• **PROBLEM REQUIREMENTS**
Copy down every line where the string "code" shows up.

• **EXTRACTED INFORMATION**
- - - -

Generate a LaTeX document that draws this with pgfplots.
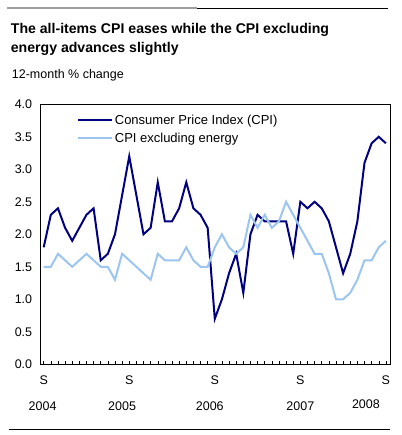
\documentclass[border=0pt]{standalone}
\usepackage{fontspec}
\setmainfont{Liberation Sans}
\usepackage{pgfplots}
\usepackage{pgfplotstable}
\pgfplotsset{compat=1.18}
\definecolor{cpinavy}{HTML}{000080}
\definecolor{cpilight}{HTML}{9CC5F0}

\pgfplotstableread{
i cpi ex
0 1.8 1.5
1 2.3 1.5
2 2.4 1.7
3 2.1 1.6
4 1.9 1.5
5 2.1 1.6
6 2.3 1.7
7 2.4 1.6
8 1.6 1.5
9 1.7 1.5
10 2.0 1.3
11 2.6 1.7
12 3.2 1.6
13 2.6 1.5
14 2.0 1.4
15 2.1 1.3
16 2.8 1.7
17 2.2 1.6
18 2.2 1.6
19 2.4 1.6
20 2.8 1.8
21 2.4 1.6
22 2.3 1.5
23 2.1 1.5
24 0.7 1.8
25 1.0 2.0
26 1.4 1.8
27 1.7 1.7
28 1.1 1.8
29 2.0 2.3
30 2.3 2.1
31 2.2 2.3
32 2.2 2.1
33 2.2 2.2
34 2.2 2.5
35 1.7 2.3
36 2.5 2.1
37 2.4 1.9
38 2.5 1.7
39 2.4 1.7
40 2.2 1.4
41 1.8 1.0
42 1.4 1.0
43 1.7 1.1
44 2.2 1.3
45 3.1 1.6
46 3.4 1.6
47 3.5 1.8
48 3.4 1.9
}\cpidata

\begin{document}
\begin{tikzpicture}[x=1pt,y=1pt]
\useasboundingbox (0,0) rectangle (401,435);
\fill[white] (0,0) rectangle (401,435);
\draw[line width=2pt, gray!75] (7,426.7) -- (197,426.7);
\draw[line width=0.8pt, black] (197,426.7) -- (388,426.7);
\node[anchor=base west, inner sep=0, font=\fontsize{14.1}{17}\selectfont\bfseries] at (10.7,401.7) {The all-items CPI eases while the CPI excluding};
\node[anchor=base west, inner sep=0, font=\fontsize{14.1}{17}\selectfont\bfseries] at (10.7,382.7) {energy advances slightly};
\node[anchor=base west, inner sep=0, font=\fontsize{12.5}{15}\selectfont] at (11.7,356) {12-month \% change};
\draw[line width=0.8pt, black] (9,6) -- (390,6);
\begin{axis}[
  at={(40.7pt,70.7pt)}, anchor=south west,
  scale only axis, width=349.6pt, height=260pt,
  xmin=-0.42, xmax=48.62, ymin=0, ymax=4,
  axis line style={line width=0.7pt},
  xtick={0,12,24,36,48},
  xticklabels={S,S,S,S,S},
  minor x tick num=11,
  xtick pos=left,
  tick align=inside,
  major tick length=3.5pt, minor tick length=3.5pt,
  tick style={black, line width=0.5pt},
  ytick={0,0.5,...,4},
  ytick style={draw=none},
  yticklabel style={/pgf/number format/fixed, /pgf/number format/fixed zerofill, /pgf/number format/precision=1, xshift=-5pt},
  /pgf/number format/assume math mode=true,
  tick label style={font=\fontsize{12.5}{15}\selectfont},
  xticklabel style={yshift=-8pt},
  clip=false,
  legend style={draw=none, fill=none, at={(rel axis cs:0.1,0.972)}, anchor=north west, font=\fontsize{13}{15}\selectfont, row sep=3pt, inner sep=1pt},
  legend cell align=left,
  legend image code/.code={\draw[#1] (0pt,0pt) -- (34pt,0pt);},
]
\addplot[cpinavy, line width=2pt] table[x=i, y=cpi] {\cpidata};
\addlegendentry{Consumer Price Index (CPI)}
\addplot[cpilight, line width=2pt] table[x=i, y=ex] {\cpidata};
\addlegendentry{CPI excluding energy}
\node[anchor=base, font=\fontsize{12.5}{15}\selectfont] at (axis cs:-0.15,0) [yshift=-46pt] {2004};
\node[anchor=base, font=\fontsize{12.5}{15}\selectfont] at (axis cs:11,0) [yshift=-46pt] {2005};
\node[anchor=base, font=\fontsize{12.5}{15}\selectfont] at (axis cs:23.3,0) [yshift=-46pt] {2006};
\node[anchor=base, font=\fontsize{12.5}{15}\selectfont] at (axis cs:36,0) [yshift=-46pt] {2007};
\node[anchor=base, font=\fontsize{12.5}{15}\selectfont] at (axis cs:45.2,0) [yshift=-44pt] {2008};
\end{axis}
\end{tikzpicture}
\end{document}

- - - -

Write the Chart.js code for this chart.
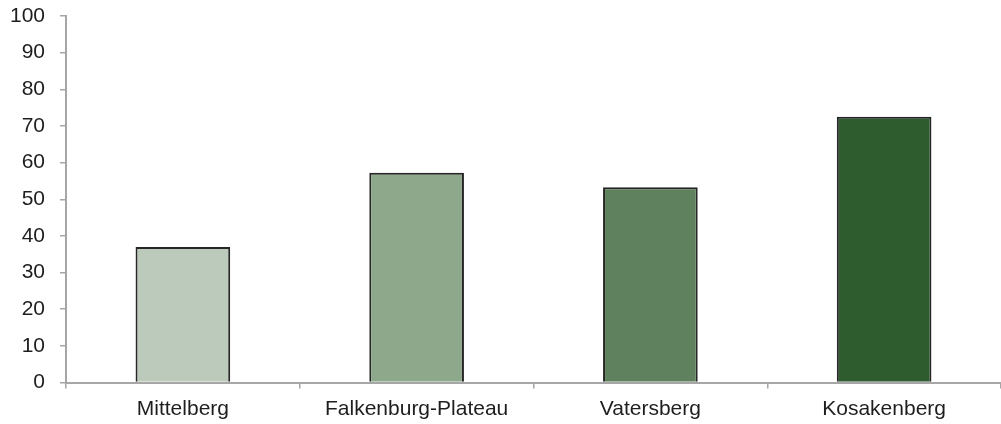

- - - -

• **CORRECT OUTPUT**
  legend image code/.code={\draw[#1] (0pt,0pt) -- (34pt,0pt);},
Write the Chart.js code for this chart.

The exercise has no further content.